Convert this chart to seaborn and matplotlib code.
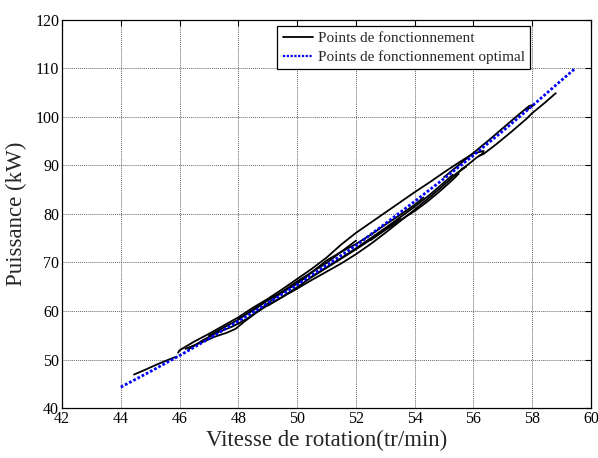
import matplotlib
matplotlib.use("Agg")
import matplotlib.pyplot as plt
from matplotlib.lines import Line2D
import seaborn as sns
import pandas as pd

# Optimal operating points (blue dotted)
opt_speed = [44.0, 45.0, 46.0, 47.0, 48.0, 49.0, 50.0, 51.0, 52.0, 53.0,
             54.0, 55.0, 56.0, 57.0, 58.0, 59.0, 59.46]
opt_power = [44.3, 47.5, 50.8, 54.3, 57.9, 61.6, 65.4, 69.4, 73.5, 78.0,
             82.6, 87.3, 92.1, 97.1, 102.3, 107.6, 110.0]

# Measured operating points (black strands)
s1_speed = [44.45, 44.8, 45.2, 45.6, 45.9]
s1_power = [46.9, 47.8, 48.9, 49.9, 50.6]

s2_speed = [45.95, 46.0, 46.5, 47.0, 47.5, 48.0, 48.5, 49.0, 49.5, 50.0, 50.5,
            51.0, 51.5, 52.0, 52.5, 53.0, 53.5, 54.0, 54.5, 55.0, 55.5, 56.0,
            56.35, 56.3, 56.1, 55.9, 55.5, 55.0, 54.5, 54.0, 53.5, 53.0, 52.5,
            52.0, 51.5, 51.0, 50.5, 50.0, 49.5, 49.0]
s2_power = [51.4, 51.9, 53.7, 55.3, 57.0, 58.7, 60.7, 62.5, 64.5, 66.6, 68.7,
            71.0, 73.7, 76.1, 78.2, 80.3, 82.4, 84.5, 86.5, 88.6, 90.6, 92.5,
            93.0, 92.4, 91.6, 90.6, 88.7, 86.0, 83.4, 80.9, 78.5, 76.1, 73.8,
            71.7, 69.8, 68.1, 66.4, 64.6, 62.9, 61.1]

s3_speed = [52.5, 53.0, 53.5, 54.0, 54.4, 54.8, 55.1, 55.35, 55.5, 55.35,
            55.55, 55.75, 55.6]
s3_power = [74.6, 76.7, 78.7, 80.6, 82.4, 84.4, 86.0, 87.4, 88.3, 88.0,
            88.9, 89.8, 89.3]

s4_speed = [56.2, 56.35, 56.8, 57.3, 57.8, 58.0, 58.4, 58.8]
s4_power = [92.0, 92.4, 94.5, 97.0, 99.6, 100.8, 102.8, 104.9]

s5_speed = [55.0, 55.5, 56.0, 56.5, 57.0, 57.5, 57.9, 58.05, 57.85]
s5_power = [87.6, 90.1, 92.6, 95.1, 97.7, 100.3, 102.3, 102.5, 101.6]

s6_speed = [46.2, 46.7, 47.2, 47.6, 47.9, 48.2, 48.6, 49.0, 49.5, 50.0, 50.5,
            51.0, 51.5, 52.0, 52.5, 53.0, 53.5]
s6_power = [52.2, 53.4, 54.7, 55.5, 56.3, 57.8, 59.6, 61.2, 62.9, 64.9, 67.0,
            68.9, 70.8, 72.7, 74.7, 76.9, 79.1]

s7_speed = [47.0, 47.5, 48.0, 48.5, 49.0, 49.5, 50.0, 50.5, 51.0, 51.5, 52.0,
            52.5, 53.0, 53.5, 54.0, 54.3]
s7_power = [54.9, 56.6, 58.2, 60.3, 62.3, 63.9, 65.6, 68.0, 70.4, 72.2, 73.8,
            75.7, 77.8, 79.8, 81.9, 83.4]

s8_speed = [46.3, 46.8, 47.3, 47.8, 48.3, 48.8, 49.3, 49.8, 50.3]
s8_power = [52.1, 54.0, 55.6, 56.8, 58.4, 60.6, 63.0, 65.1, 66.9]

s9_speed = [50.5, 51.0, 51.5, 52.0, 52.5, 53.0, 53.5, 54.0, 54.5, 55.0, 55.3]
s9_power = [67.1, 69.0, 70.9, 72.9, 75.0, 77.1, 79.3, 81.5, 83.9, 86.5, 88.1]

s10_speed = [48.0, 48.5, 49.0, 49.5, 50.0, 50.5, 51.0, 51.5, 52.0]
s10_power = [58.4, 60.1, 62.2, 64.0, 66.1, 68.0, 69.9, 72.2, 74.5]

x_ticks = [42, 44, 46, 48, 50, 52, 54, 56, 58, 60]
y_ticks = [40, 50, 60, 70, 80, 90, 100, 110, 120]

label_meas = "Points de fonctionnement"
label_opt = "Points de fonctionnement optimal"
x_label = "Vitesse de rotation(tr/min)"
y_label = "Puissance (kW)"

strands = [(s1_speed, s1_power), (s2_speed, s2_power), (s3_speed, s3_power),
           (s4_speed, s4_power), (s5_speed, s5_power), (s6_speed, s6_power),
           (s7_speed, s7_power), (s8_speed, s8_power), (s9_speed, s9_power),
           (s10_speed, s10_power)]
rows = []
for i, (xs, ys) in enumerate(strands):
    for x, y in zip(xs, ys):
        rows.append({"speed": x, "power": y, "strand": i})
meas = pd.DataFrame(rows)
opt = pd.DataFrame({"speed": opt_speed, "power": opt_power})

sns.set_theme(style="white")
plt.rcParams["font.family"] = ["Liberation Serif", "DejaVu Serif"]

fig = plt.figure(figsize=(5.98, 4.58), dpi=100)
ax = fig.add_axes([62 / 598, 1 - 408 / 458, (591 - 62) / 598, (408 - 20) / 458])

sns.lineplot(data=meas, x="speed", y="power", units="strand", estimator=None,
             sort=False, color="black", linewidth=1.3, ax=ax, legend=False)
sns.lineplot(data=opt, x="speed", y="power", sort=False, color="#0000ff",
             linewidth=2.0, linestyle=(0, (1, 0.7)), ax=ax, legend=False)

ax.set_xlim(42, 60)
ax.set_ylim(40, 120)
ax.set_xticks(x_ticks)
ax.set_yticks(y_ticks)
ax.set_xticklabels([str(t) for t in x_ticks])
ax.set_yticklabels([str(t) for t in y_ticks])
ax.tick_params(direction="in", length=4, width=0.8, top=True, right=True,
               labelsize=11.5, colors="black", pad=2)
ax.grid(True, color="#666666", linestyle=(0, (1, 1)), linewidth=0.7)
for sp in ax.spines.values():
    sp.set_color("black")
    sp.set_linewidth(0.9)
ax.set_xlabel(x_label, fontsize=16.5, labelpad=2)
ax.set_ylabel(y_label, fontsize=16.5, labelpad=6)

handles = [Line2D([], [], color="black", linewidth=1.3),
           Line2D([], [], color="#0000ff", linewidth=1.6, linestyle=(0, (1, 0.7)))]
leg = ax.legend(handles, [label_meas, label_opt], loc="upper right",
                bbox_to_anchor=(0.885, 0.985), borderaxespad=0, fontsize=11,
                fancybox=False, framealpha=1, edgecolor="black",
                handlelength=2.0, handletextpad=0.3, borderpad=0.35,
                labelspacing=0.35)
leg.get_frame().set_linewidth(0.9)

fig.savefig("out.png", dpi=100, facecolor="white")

##########

TASK TO COMPLETE:
From the material above, copy everything exactly but the pictures.

SOLUTION:
Convert this chart to seaborn and matplotlib code.
import matplotlib
matplotlib.use("Agg")
import matplotlib.pyplot as plt
from matplotlib.lines import Line2D
import seaborn as sns
import pandas as pd

# Optimal operating points (blue dotted)
opt_speed = [44.0, 45.0, 46.0, 47.0, 48.0, 49.0, 50.0, 51.0, 52.0, 53.0,
             54.0, 55.0, 56.0, 57.0, 58.0, 59.0, 59.46]
opt_power = [44.3, 47.5, 50.8, 54.3, 57.9, 61.6, 65.4, 69.4, 73.5, 78.0,
             82.6, 87.3, 92.1, 97.1, 102.3, 107.6, 110.0]

# Measured operating points (black strands)
s1_speed = [44.45, 44.8, 45.2, 45.6, 45.9]
s1_power = [46.9, 47.8, 48.9, 49.9, 50.6]

s2_speed = [45.95, 46.0, 46.5, 47.0, 47.5, 48.0, 48.5, 49.0, 49.5, 50.0, 50.5,
            51.0, 51.5, 52.0, 52.5, 53.0, 53.5, 54.0, 54.5, 55.0, 55.5, 56.0,
            56.35, 56.3, 56.1, 55.9, 55.5, 55.0, 54.5, 54.0, 53.5, 53.0, 52.5,
            52.0, 51.5, 51.0, 50.5, 50.0, 49.5, 49.0]
s2_power = [51.4, 51.9, 53.7, 55.3, 57.0, 58.7, 60.7, 62.5, 64.5, 66.6, 68.7,
            71.0, 73.7, 76.1, 78.2, 80.3, 82.4, 84.5, 86.5, 88.6, 90.6, 92.5,
            93.0, 92.4, 91.6, 90.6, 88.7, 86.0, 83.4, 80.9, 78.5, 76.1, 73.8,
            71.7, 69.8, 68.1, 66.4, 64.6, 62.9, 61.1]

s3_speed = [52.5, 53.0, 53.5, 54.0, 54.4, 54.8, 55.1, 55.35, 55.5, 55.35,
            55.55, 55.75, 55.6]
s3_power = [74.6, 76.7, 78.7, 80.6, 82.4, 84.4, 86.0, 87.4, 88.3, 88.0,
            88.9, 89.8, 89.3]

s4_speed = [56.2, 56.35, 56.8, 57.3, 57.8, 58.0, 58.4, 58.8]
s4_power = [92.0, 92.4, 94.5, 97.0, 99.6, 100.8, 102.8, 104.9]

s5_speed = [55.0, 55.5, 56.0, 56.5, 57.0, 57.5, 57.9, 58.05, 57.85]
s5_power = [87.6, 90.1, 92.6, 95.1, 97.7, 100.3, 102.3, 102.5, 101.6]

s6_speed = [46.2, 46.7, 47.2, 47.6, 47.9, 48.2, 48.6, 49.0, 49.5, 50.0, 50.5,
            51.0, 51.5, 52.0, 52.5, 53.0, 53.5]
s6_power = [52.2, 53.4, 54.7, 55.5, 56.3, 57.8, 59.6, 61.2, 62.9, 64.9, 67.0,
            68.9, 70.8, 72.7, 74.7, 76.9, 79.1]

s7_speed = [47.0, 47.5, 48.0, 48.5, 49.0, 49.5, 50.0, 50.5, 51.0, 51.5, 52.0,
            52.5, 53.0, 53.5, 54.0, 54.3]
s7_power = [54.9, 56.6, 58.2, 60.3, 62.3, 63.9, 65.6, 68.0, 70.4, 72.2, 73.8,
            75.7, 77.8, 79.8, 81.9, 83.4]

s8_speed = [46.3, 46.8, 47.3, 47.8, 48.3, 48.8, 49.3, 49.8, 50.3]
s8_power = [52.1, 54.0, 55.6, 56.8, 58.4, 60.6, 63.0, 65.1, 66.9]

s9_speed = [50.5, 51.0, 51.5, 52.0, 52.5, 53.0, 53.5, 54.0, 54.5, 55.0, 55.3]
s9_power = [67.1, 69.0, 70.9, 72.9, 75.0, 77.1, 79.3, 81.5, 83.9, 86.5, 88.1]

s10_speed = [48.0, 48.5, 49.0, 49.5, 50.0, 50.5, 51.0, 51.5, 52.0]
s10_power = [58.4, 60.1, 62.2, 64.0, 66.1, 68.0, 69.9, 72.2, 74.5]

x_ticks = [42, 44, 46, 48, 50, 52, 54, 56, 58, 60]
y_ticks = [40, 50, 60, 70, 80, 90, 100, 110, 120]

label_meas = "Points de fonctionnement"
label_opt = "Points de fonctionnement optimal"
x_label = "Vitesse de rotation(tr/min)"
y_label = "Puissance (kW)"

strands = [(s1_speed, s1_power), (s2_speed, s2_power), (s3_speed, s3_power),
           (s4_speed, s4_power), (s5_speed, s5_power), (s6_speed, s6_power),
           (s7_speed, s7_power), (s8_speed, s8_power), (s9_speed, s9_power),
           (s10_speed, s10_power)]
rows = []
for i, (xs, ys) in enumerate(strands):
    for x, y in zip(xs, ys):
        rows.append({"speed": x, "power": y, "strand": i})
meas = pd.DataFrame(rows)
opt = pd.DataFrame({"speed": opt_speed, "power": opt_power})

sns.set_theme(style="white")
plt.rcParams["font.family"] = ["Liberation Serif", "DejaVu Serif"]

fig = plt.figure(figsize=(5.98, 4.58), dpi=100)
ax = fig.add_axes([62 / 598, 1 - 408 / 458, (591 - 62) / 598, (408 - 20) / 458])

sns.lineplot(data=meas, x="speed", y="power", units="strand", estimator=None,
             sort=False, color="black", linewidth=1.3, ax=ax, legend=False)
sns.lineplot(data=opt, x="speed", y="power", sort=False, color="#0000ff",
             linewidth=2.0, linestyle=(0, (1, 0.7)), ax=ax, legend=False)

ax.set_xlim(42, 60)
ax.set_ylim(40, 120)
ax.set_xticks(x_ticks)
ax.set_yticks(y_ticks)
ax.set_xticklabels([str(t) for t in x_ticks])
ax.set_yticklabels([str(t) for t in y_ticks])
ax.tick_params(direction="in", length=4, width=0.8, top=True, right=True,
               labelsize=11.5, colors="black", pad=2)
ax.grid(True, color="#666666", linestyle=(0, (1, 1)), linewidth=0.7)
for sp in ax.spines.values():
    sp.set_color("black")
    sp.set_linewidth(0.9)
ax.set_xlabel(x_label, fontsize=16.5, labelpad=2)
ax.set_ylabel(y_label, fontsize=16.5, labelpad=6)

handles = [Line2D([], [], color="black", linewidth=1.3),
           Line2D([], [], color="#0000ff", linewidth=1.6, linestyle=(0, (1, 0.7)))]
leg = ax.legend(handles, [label_meas, label_opt], loc="upper right",
                bbox_to_anchor=(0.885, 0.985), borderaxespad=0, fontsize=11,
                fancybox=False, framealpha=1, edgecolor="black",
                handlelength=2.0, handletextpad=0.3, borderpad=0.35,
                labelspacing=0.35)
leg.get_frame().set_linewidth(0.9)

fig.savefig("out.png", dpi=100, facecolor="white")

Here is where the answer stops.